I have been part of projects that started in pure chaos. No clear owner, no shared vision, and a timeline that was already behind before kickoff. Everyone wanted results, but no one had time to slow down to define what success even looked like.

That kind of environment pulls you in two directions at once. You are trying to stay focused on the work while constantly being asked to shift priorities. I remember spending entire weeks just trying to bring order: clarifying requirements, refocusing discussions, and protecting small pockets of sanity so progress could actually happen.

It was not the design work that was exhausting. It was the emotional management that came with it. Keeping calm when others could not, creating structure when everything around felt too fluid. The breakthrough came not from a wonderful UI idea, but from establishing shared language and a clear direction that everyone could align around.


When leadership adds to the noise

Not every leader creates calm. I once worked under someone who treated every new input as urgent. If another team raised a question, we pivoted. If a stakeholder made an offhand suggestion, it became a new requirement. The more reactive we became, the less we actually designed.

Instead of protecting the team from noise, this leader absorbed it and passed it straight down. The result was a group constantly operating in crisis mode. It taught me something important: leaders set the emotional tone of a project. If they chase every distraction, the team never finds focus.

Over time, I learned to quietly buffer the chaos. I stopped reacting to every request and started looking for patterns. Which changes actually mattered? Which could wait? Slowly, the work began to stabilize. I became the calm I wished I had above me.


Why quiet work matters

The quiet work is what gives design its rhythm. It is the difference between a project that burns out and one that builds momentum.
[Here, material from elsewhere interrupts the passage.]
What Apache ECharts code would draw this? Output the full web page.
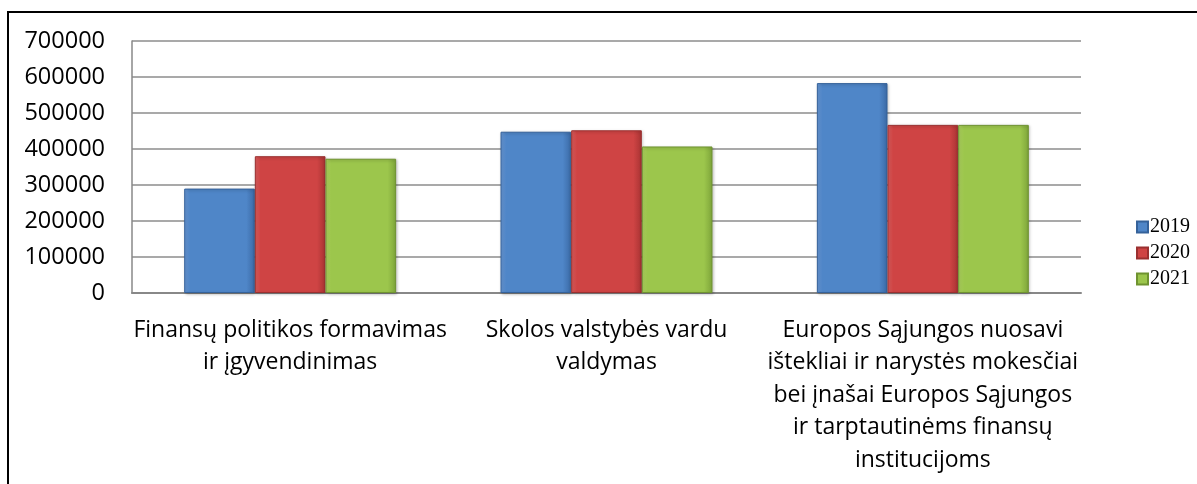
<!DOCTYPE html>
<html>
<head>
<meta charset="utf-8">
<script src="https://cdn.jsdelivr.net/npm/echarts@6/dist/echarts.min.js"></script>
<style>
  html, body { margin: 0; padding: 0; background: #fff; }
  #chart { width: 1197px; height: 484px; }
</style>
</head>
<body>
<div id="chart"></div>
<script>
// chart data
var categories = [
    'Finansų politikos formavimas\nir įgyvendinimas',
    'Skolos valstybės vardu\nvaldymas',
    'Europos Sąjungos nuosavi\ništekliai ir narystės mokesčiai\nbei įnašai Europos Sąjungos\nir tarptautinėms finansų\ninstitucijoms'
];
var seriesNames = ['2019', '2020', '2021'];
var values2019 = [290000, 448000, 583000];
var values2020 = [380000, 452000, 467000];
var values2021 = [373000, 407000, 467000];
var yTicks = [0, 100000, 200000, 300000, 400000, 500000, 600000, 700000];

// bevel-ish fills: lighter left edge, body, darker right edge
function bevel(light, body, dark) {
    return {
        type: 'linear', x: 0, y: 0, x2: 1, y2: 0,
        colorStops: [
            { offset: 0, color: light },
            { offset: 0.08, color: body },
            { offset: 0.88, color: body },
            { offset: 1, color: dark }
        ]
    };
}

var styles = [
    { fill: bevel('#6a9ad8', '#4f86c8', '#3b6aa6'), border: '#35629a' },
    { fill: bevel('#e06060', '#cf4444', '#a83333'), border: '#9a3030' },
    { fill: bevel('#b2d662', '#9cc64c', '#7ea53a'), border: '#6f9330' }
];

var allValues = [values2019, values2020, values2021];
var series = seriesNames.map(function (name, i) {
    return {
        name: name,
        type: 'bar',
        data: allValues[i],
        barGap: '0%',
        barCategoryGap: '33%',
        itemStyle: {
            color: styles[i].fill,
            borderColor: styles[i].border,
            borderWidth: 1,
            shadowColor: 'rgba(0,0,0,0.25)',
            shadowBlur: 3,
            shadowOffsetX: 1,
            shadowOffsetY: 1
        }
    };
});

var chart = echarts.init(document.getElementById('chart'), null, { renderer: 'canvas' });
chart.setOption({
    animation: false,
    color: ['#4f86c8', '#cf4444', '#9cc64c'],
    grid: { left: 132, right: 116, top: 41, bottom: 191, containLabel: false },
    legend: {
        orient: 'vertical',
        left: 1131,
        top: 212,
        icon: 'rect',
        itemWidth: 11,
        itemHeight: 11,
        itemGap: 6,
        textStyle: { fontFamily: 'Liberation Serif', fontSize: 20, color: '#000', padding: [0, 0, 0, -3] },
        data: seriesNames
    },
    xAxis: {
        type: 'category',
        data: categories,
        axisLine: { lineStyle: { color: '#888', width: 2 } },
        axisTick: { show: false },
        axisLabel: {
            interval: 0,
            margin: 21,
            fontFamily: 'Open Sans',
            fontSize: 23,
            lineHeight: 32.5,
            color: '#000',
            align: 'center'
        }
    },
    yAxis: {
        type: 'value',
        min: 0,
        max: 700000,
        interval: 100000,
        axisLine: { show: true, lineStyle: { color: '#888', width: 1.5 } },
        axisTick: { show: false },
        splitLine: { lineStyle: { color: '#8c8c8c', width: 1.5 } },
        axisLabel: {
            margin: 27,
            fontFamily: 'Open Sans',
            fontSize: 23.5,
            color: '#000',
            formatter: function (v) { return yTicks.indexOf(v) >= 0 ? String(v) : ''; }
        }
    },
    graphic: [{
        type: 'polyline',
        shape: { points: [[8, 484], [8, 12], [1197, 12]] },
        style: { stroke: '#000', lineWidth: 2, fill: null }
    }],
    series: series
});
</script>
</body>
</html>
It lives in the way we frame conversations, prioritize what matters, and give others the confidence to move forward even when things feel ambiguous.

The longer I have been in design, the more I see that clarity and calm are not extras. They are part of the craft, and they often develop with seniority. The best designers I have worked with do not just make great interfaces. They make things feel lighter for everyone else.


Closing reflection

The quiet work will never get a slide in a presentation. It will not be the headline of a design review. But it is what makes the rest of the work possible. The more you learn to protect calm, the more you realize that design is not only about solving problems. It is about creating the conditions for good work to happen.